L’altare nella visita pastorale del 1736 veniva descritto di appartenenza all’Università di Cardile, di cui era beneficiario don Giuseppe Riccio, arciprete di Cardile, come da bolla del 1721. A favore dell’altare vi era un legato di Angela De magistro della Terra di S. Theodoro; altro legato era stato lasciato a devozione di Sant’Antonio da Francesco Riccio con un capitale di 30 ducati. I beni dell’altare venivano amministrati dal Parroco Rocco Auricchio, a cui era affidata anche l’amministrazione del Monte frumentario. I monti frumentari, anticamente, erano considerati alla stregua di una banca in natura. I contadini potevano prendere a prestito il grano presso la parrocchia e il tomolo preso a raso nel recipiente veniva restituito al Monte frumentario dopo la battitura del grano con il recipiente stesso riempito a colmo, che rappresentava una forma di interesse per il grano preso a prestito.
Per tale funzione il parroco percepiva uno stipendio.

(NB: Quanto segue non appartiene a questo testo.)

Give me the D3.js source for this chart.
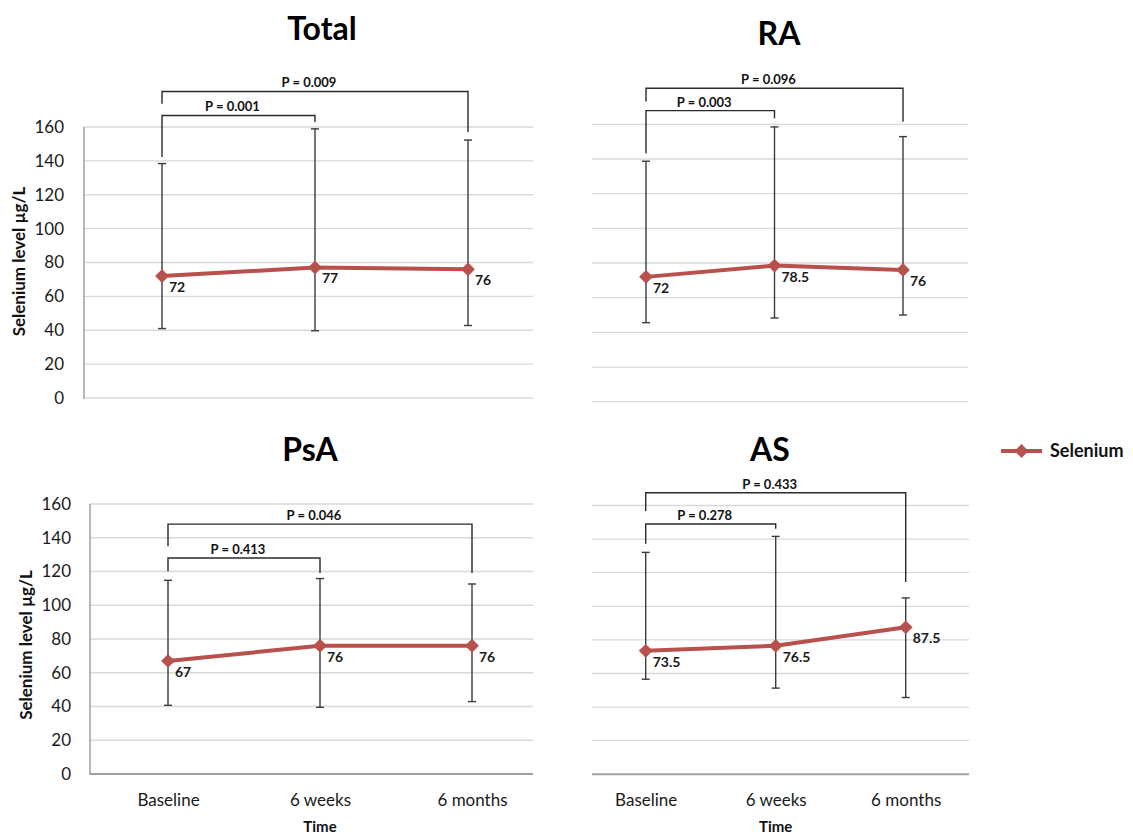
<!DOCTYPE html>
<html>
<head>
<meta charset="utf-8">
<script src="https://cdn.jsdelivr.net/npm/d3@7"></script>
<style>
  html, body { margin: 0; padding: 0; background: #ffffff; }
  svg { display: block; font-family: Lato, "Open Sans", sans-serif; }
</style>
</head>
<body>
<script>
// ---------- data ----------
const categories = ["Baseline", "6 weeks", "6 months"];
const yTicks = [0, 20, 40, 60, 80, 100, 120, 140, 160];
const seriesName = "Selenium";
const yTitle = "Selenium level \u00b5g/L";
const xTitle = "Time";

const panelTitles = ["Total", "RA", "PsA", "AS"];

const meanTotal = [72, 77, 76];
const lowTotal  = [41, 39.7, 42.8];
const highTotal = [138.4, 158.9, 152.3];
const labelsTotal = ["72", "77", "76"];

const meanRA = [72, 78.5, 76];
const lowRA  = [45.6, 48.3, 50];
const highRA = [138.7, 158.5, 152.9];
const labelsRA = ["72", "78.5", "76"];

const meanPsA = [67, 76, 76];
const lowPsA  = [40.7, 39.5, 42.9];
const highPsA = [114.8, 115.8, 112.6];
const labelsPsA = ["67", "76", "76"];

const meanAS = [73.5, 76.5, 87.5];
const lowAS  = [56.6, 51.3, 45.7];
const highAS = [132.1, 141.6, 105];
const labelsAS = ["73.5", "76.5", "87.5"];

// p-value brackets: comparison target, text, bracket level / leg ends (in data units)
const pTextTotal = ["P = 0.001", "P = 0.009"];
const pToTotal = ["6 weeks", "6 months"];
const pLevelTotal = [166.8, 181];
const pLeftEndTotal = [142.3, 173.7];
const pRightEndTotal = [162.9, 157];

const pTextRA = ["P = 0.003", "P = 0.096"];
const pToRA = ["6 weeks", "6 months"];
const pLevelRA = [167.9, 180.8];
const pLeftEndRA = [143.3, 173.1];
const pRightEndRA = [163.5, 161.5];

const pTextPsA = ["P = 0.413", "P = 0.046"];
const pToPsA = ["6 weeks", "6 months"];
const pLevelPsA = [128, 148.1];
const pLeftEndPsA = [120.1, 134.9];
const pRightEndPsA = [119.1, 119.1];

const pTextAS = ["P = 0.278", "P = 0.433"];
const pToAS = ["6 weeks", "6 months"];
const pLevelAS = [149, 167.6];
const pLeftEndAS = [137.2, 156.7];
const pRightEndAS = [146.1, 114.5];

// ---------- styles ----------
const RED = "#b8504d";
const BAR = "#3c3c3c";
const GRID = "#d9d9d9";
const AXIS = "#a0a0a0";

const svg = d3.select("body").append("svg")
  .attr("width", 1133).attr("height", 836);

function buildPanel(name, mean, low, high, labels, pText, pTo, pLevel, pLeft, pRight, layout) {
  const x = d3.scalePoint().domain(categories).range(layout.xr);
  const y = d3.scaleLinear().domain([0, 160]).range(layout.yr);
  const g = svg.append("g");

  // gridlines
  g.selectAll("line.grid").data(yTicks.filter(t => !(layout.xAxisLine && t === 0)))
    .join("line").attr("class", "grid")
    .attr("x1", layout.gx[0]).attr("x2", layout.gx[1])
    .attr("y1", d => y(d)).attr("y2", d => y(d))
    .attr("stroke", GRID).attr("stroke-width", 1.3);

  if (layout.xAxisLine) {
    g.append("line")
      .attr("x1", layout.gx[0]).attr("x2", layout.gx[1])
      .attr("y1", y(0)).attr("y2", y(0))
      .attr("stroke", AXIS).attr("stroke-width", 2);
  }
  if (layout.yAxisLine) {
    g.append("line")
      .attr("x1", layout.gx[0]).attr("x2", layout.gx[0])
      .attr("y1", y(0) + 1).attr("y2", y(160))
      .attr("stroke", AXIS).attr("stroke-width", 1.5);
  }

  if (layout.yLabels) {
    const ax = g.append("g")
      .attr("transform", `translate(${layout.gx[0]},0)`)
      .call(d3.axisLeft(y).tickValues(yTicks).tickSize(0).tickPadding(layout.tickPad));
    ax.select(".domain").remove();
    ax.selectAll("text").attr("font-size", 17).attr("fill", "#1a1a1a")
      .attr("font-family", "Lato, sans-serif");
    g.append("text")
      .attr("transform", `translate(${layout.yTitleX},${(y(0) + y(160)) / 2 + layout.yTitleDy}) rotate(-90)`)
      .attr("text-anchor", "middle").attr("dy", "0.35em")
      .attr("font-size", 17).attr("font-weight", 700).attr("fill", "#111")
      .text(yTitle);
  }

  if (layout.xLabels) {
    const ax = g.append("g")
      .attr("transform", `translate(0,${y(0)})`)
      .call(d3.axisBottom(x).tickSize(0).tickPadding(20));
    ax.select(".domain").remove();
    ax.selectAll("text").attr("font-size", 17).attr("fill", "#1a1a1a")
      .attr("font-family", "Lato, sans-serif");
    g.append("text")
      .attr("x", x(categories[1])).attr("y", y(0) + 58)
      .attr("text-anchor", "middle")
      .attr("font-size", 15).attr("font-weight", 700).attr("fill", "#111")
      .text(xTitle);
  }

  // error bars
  const eb = categories.map((c, i) => ({ c, lo: low[i], hi: high[i] }));
  g.selectAll("line.eb").data(eb).join("line").attr("class", "eb")
    .attr("x1", d => x(d.c)).attr("x2", d => x(d.c))
    .attr("y1", d => y(d.lo)).attr("y2", d => y(d.hi))
    .attr("stroke", BAR).attr("stroke-width", 1.4);
  ["lo", "hi"].forEach(k => {
    g.selectAll("line.cap" + k).data(eb).join("line").attr("class", "cap" + k)
      .attr("x1", d => x(d.c) - 4).attr("x2", d => x(d.c) + 4)
      .attr("y1", d => y(d[k])).attr("y2", d => y(d[k]))
      .attr("stroke", BAR).attr("stroke-width", 1.4);
  });

  // line
  const pts = categories.map((c, i) => ({ c, v: mean[i], lab: labels[i] }));
  g.append("path").datum(pts)
    .attr("d", d3.line().x(d => x(d.c)).y(d => y(d.v)))
    .attr("fill", "none").attr("stroke", RED).attr("stroke-width", 4)
    .attr("stroke-linejoin", "round");
  g.selectAll("path.mk").data(pts).join("path").attr("class", "mk")
    .attr("d", d3.symbol(d3.symbolSquare).size(95))
    .attr("transform", d => `translate(${x(d.c)},${y(d.v)}) rotate(45)`)
    .attr("fill", RED);
  g.selectAll("text.dl").data(pts).join("text").attr("class", "dl")
    .attr("x", d => x(d.c) + 7).attr("y", d => y(d.v) + 11)
    .attr("dy", "0.35em")
    .attr("font-size", 14).attr("font-weight", 700).attr("fill", "#1a1a1a")
    .text(d => d.lab);

  // p-value brackets
  const br = pText.map((t, i) => ({ t, to: pTo[i], lv: pLevel[i], le: pLeft[i], re: pRight[i] }));
  const x0 = x(categories[0]);
  g.selectAll("path.br").data(br).join("path").attr("class", "br")
    .attr("d", d => `M${x0},${y(d.le)}V${y(d.lv)}H${x(d.to)}V${y(d.re)}`)
    .attr("fill", "none").attr("stroke", "#2a2a2a").attr("stroke-width", 1.4);
  g.selectAll("text.pv").data(br).join("text").attr("class", "pv")
    .attr("x", d => (x0 + x(d.to)) / 2 - 6).attr("y", d => y(d.lv) - 4)
    .attr("text-anchor", "middle")
    .attr("font-size", 13).attr("font-weight", 700).attr("fill", "#111")
    .text(d => d.t);

  // title
  g.append("text")
    .attr("x", layout.titleX).attr("y", layout.titleY)
    .attr("text-anchor", "middle")
    .attr("font-size", 32).attr("font-weight", 700).attr("fill", "#000")
    .text(name);
}

buildPanel(panelTitles[0], meanTotal, lowTotal, highTotal, labelsTotal,
  pTextTotal, pToTotal, pLevelTotal, pLeftEndTotal, pRightEndTotal,
  { xr: [162, 468], gx: [84, 533], yr: [398, 127], yLabels: true, yAxisLine: true,
    xAxisLine: false, xLabels: false, tickPad: 20, yTitleX: 19, yTitleDy: -1,
    titleX: 322, titleY: 40 });

buildPanel(panelTitles[1], meanRA, lowRA, highRA, labelsRA,
  pTextRA, pToRA, pLevelRA, pLeftEndRA, pRightEndRA,
  { xr: [646, 903], gx: [592, 968], yr: [401.7, 124.3], yLabels: false, yAxisLine: false,
    xAxisLine: false, xLabels: false, titleX: 779, titleY: 45 });

buildPanel(panelTitles[2], meanPsA, lowPsA, highPsA, labelsPsA,
  pTextPsA, pToPsA, pLevelPsA, pLeftEndPsA, pRightEndPsA,
  { xr: [168, 472], gx: [90, 533], yr: [774, 504], yLabels: true, yAxisLine: true,
    xAxisLine: true, xLabels: true, tickPad: 19, yTitleX: 26, yTitleDy: 6,
    titleX: 310, titleY: 461 });

buildPanel(panelTitles[3], meanAS, lowAS, highAS, labelsAS,
  pTextAS, pToAS, pLevelAS, pLeftEndAS, pRightEndAS,
  { xr: [645.7, 905.7], gx: [592, 969], yr: [774.3, 505.5], yLabels: false, yAxisLine: false,
    xAxisLine: true, xLabels: true, titleX: 770, titleY: 461 });

// legend
const lg = svg.append("g").attr("transform", "translate(1001,451)");
lg.append("line").attr("x1", 0).attr("x2", 41).attr("y1", 0).attr("y2", 0)
  .attr("stroke", RED).attr("stroke-width", 4);
lg.append("path").attr("d", d3.symbol(d3.symbolSquare).size(95))
  .attr("transform", "translate(20.5,0) rotate(45)").attr("fill", RED);
lg.append("text").attr("x", 49).attr("y", 0).attr("dy", "0.35em")
  .attr("font-size", 18).attr("font-weight", 700).attr("fill", "#111")
  .text(seriesName);
</script>
</body>
</html>
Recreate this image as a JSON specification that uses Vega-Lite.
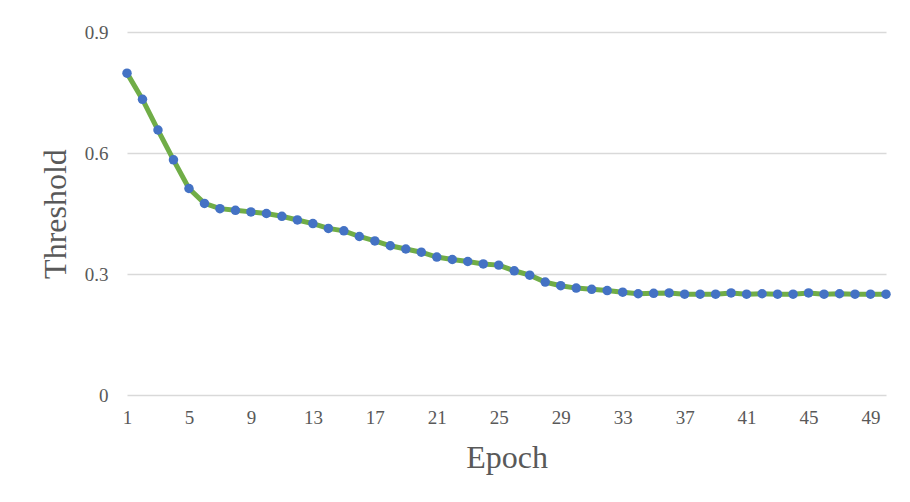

Sull’altare, all’interno di una nicchia, era collocata una statua lignea di Sant’Antonio da Padova. La statua di recente restaurata ha una fattura barocca e dovrebbe risalire al seicento. Il suo recente restauro ha permesso di notare come in origine la statua era rivestita di colore marrone, il quale colore richiama l’abito dei francescani, mentre in precedenza la statua era rivestita di un colore nero, a testimoniare la prima appartenenza del santo alla famiglia agostiniana.